Airbus may have to sell production sites: Gallois
Airbus may have to sell some production sites as part of its restructuring plans, the planemaker’s new head said in remarks published on Wednesday.
Airbus chief Louis Gallois also told the Depeche du Midi paper that without the ‘Power8’ restructuring project, Airbus cannot launch the A350, its next model after the delayed A380 superjumbo, which is seen as vital to catch up with Boeing. “We are going to study everything without blinkers, including the solutions used by Boeing, which sold some of its sites. I don’t have any preconceived ideas, and we will be pragmatic,” Gallois told the southwestern French daily.
Gallois’ predecessor Christian Streiff, who quit after three months in the job earlier in October, started mapping out the plans to save 30% in structural costs as Airbus wrestled with fresh delays to its superjumbo.
Airbus faces pressure from many politicians to protect jobs. It has plants in France, Germany, Spain and Britain.
“Even without the A380 problems, we would have needed Power8 to cope with the weak dollar,” Gallois was reported as saying.

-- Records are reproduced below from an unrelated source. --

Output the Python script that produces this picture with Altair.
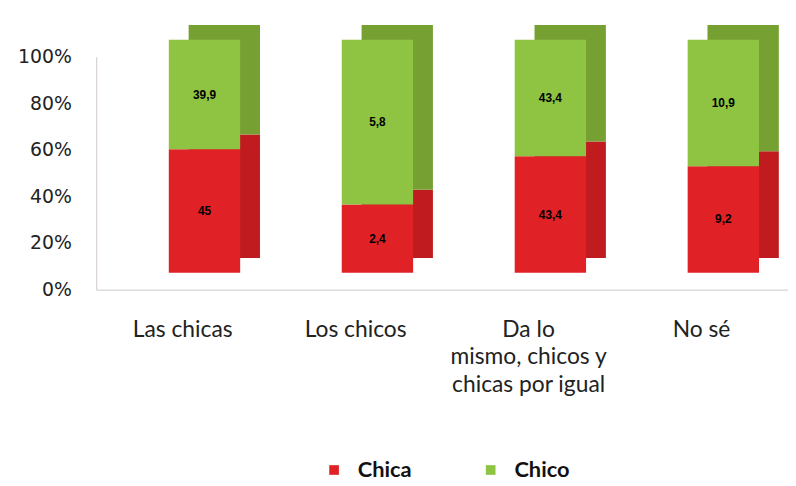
import json
import altair as alt
import pandas as pd

categories = ["Las chicas", "Los chicos", "Da lo mismo, chicos y chicas por igual", "No sé"]
category_lines = [["Las chicas"], ["Los chicos"], ["Da lo", "mismo, chicos y", "chicas por igual"], ["No sé"]]
chica = [45, 2.4, 43.4, 9.2]
chico = [39.9, 5.8, 43.4, 10.9]
series = ["Chica", "Chico"]
front_colors = ["#e02227", "#8fc342"]
side_colors = ["#c01c1f", "#76a032"]
y_ticks = [0, 0.2, 0.4, 0.6, 0.8, 1.0]

rows = []
for i, c in enumerate(categories):
    rows.append({"cat": c, "serie": series[0], "value": chica[i], "ord": 0, "side": side_colors[0]})
    rows.append({"cat": c, "serie": series[1], "value": chico[i], "ord": 1, "side": side_colors[1]})
df = pd.DataFrame(rows)

# multi-line axis labels
label_expr = "datum.value"
for c, lines in zip(categories, category_lines):
    if len(lines) > 1:
        label_expr = f"datum.value == {json.dumps(c)} ? {json.dumps(lines)} : ({label_expr})"

base = (
    alt.Chart(df)
    .transform_joinaggregate(total="sum(value)", groupby=["cat"])
    .transform_calculate(pct="datum.value / datum.total")
    .transform_stack(stack="pct", groupby=["cat"], as_=["y0", "y1"],
                     sort=[alt.SortField("ord", order="ascending")])
    .transform_calculate(mid="(datum.y0 + datum.y1) / 2",
                         label="replace(format(datum.value, ''), '.', ',')")
)

x_enc = alt.X(
    "cat:N", sort=categories,
    scale=alt.Scale(paddingInner=0, paddingOuter=0),
    axis=alt.Axis(title=None, labelAngle=0, labelExpr=label_expr, labelFont="Lato",
                  labelFontSize=23, labelColor="#222222", labelPadding=29, ticks=False,
                  domainColor="#cfc8c8", labelLineHeight=28, labelBaseline="top"),
)
y_enc = alt.Y(
    "y1:Q", scale=alt.Scale(domain=[0, 1]),
    axis=alt.Axis(format=".0%", values=y_ticks, grid=False, title=None,
                  labelFont="DejaVu Sans", labelFontSize=19, labelColor="#222222",
                  labelPadding=25, ticks=False, domainColor="#cfc8c8"),
)

back = base.mark_bar(size=72, xOffset=42, yOffset=-32, y2Offset=-32).encode(
    x=x_enc, y=y_enc, y2="y0:Q", color=alt.Color("side:N", scale=None)
)
front = base.mark_bar(size=72, xOffset=22, yOffset=-17, y2Offset=-17).encode(
    x=x_enc, y=y_enc, y2="y0:Q",
    color=alt.Color(
        "serie:N", scale=alt.Scale(domain=series, range=front_colors),
        legend=alt.Legend(title=None, orient="none", legendX=229, legendY=406,
                          direction="horizontal", symbolType="square", symbolSize=95,
                          symbolStrokeWidth=0, labelFont="Lato", labelFontWeight="bold",
                          labelFontSize=22, labelColor="#111111", columnPadding=68,
                          labelOffset=13),
    ),
)
text = base.mark_text(xOffset=22, yOffset=-17, font="Liberation Sans", fontWeight="bold",
                      fontSize=12, color="black").encode(
    x=x_enc, y=alt.Y("mid:Q"), text="label:N"
)

chart = (
    alt.layer(back, front, text)
    .properties(width=698, height=235, autosize=alt.AutoSizeParams(type="none"),
                padding={"left": 89, "top": 47, "right": 0, "bottom": 196},
                background="white")
    .configure_view(stroke=None)
)

chart.save("out.html", embed_options={"renderer": "svg", "actions": False})
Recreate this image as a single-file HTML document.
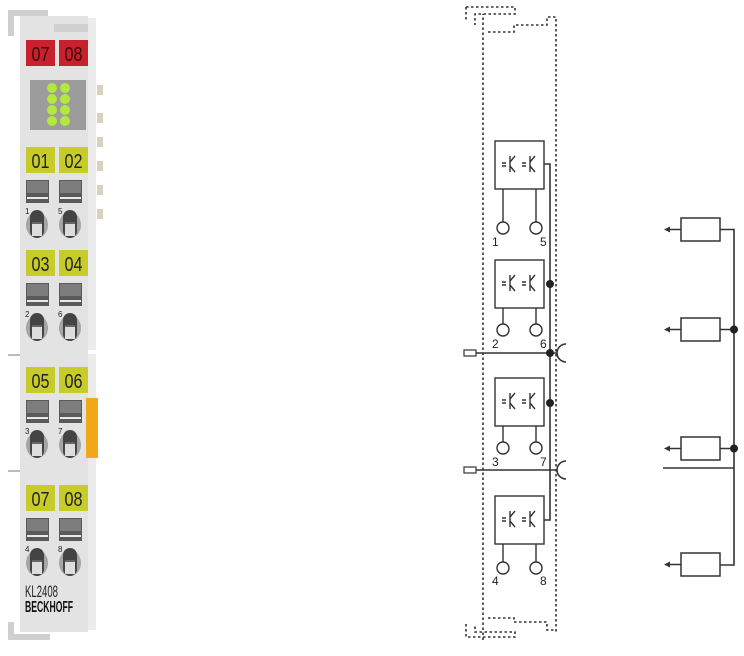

“Because of the dollar’s fall we have lost 20% in competitiveness against Boeing since the A380 was launched in ’00. We can’t stay in that situation. Without Power8, we cannot launch the A350. The future of Airbus is at stake.”
Airbus parent EADS will decide in two weeks whether to go ahead with the costlier version, a board member said. “The delay of the 380 has no importance at all. EADS’s problem is not the delay of the 380. The delay is a financial problem but will be resolved,” said Francois David, who is president of export insurance firm Coface and a member of the board of directors of EADS. “It is an excellent plane with clients ... and no rivals. It will be late by two years, or one and a half years, but it is not serious. What is serious is the new rival to the 787,” he told reporters in Paris.
“The question which will come up in 15 days’ time for the board of EADS is, do we launch a rival to the 787? That is the real question.”
Meanwhile, the German government considers state intervention in troubled aerospace group and EADS as a last resort, a German magazine reported on Wednesday. The purchase of a stake through Germany’s state development bank KfW would only be a “last option” for the finance ministry and Angela Merkel’s chancellery, in the case that no private German investor could be found, Wirtschafts Woche reported in its online edition.
DaimlerChrysler, which is in the process of reducing its EADS stake from about 30% to 22.5%, has signalled its intentions to sell a further 7.5% stake.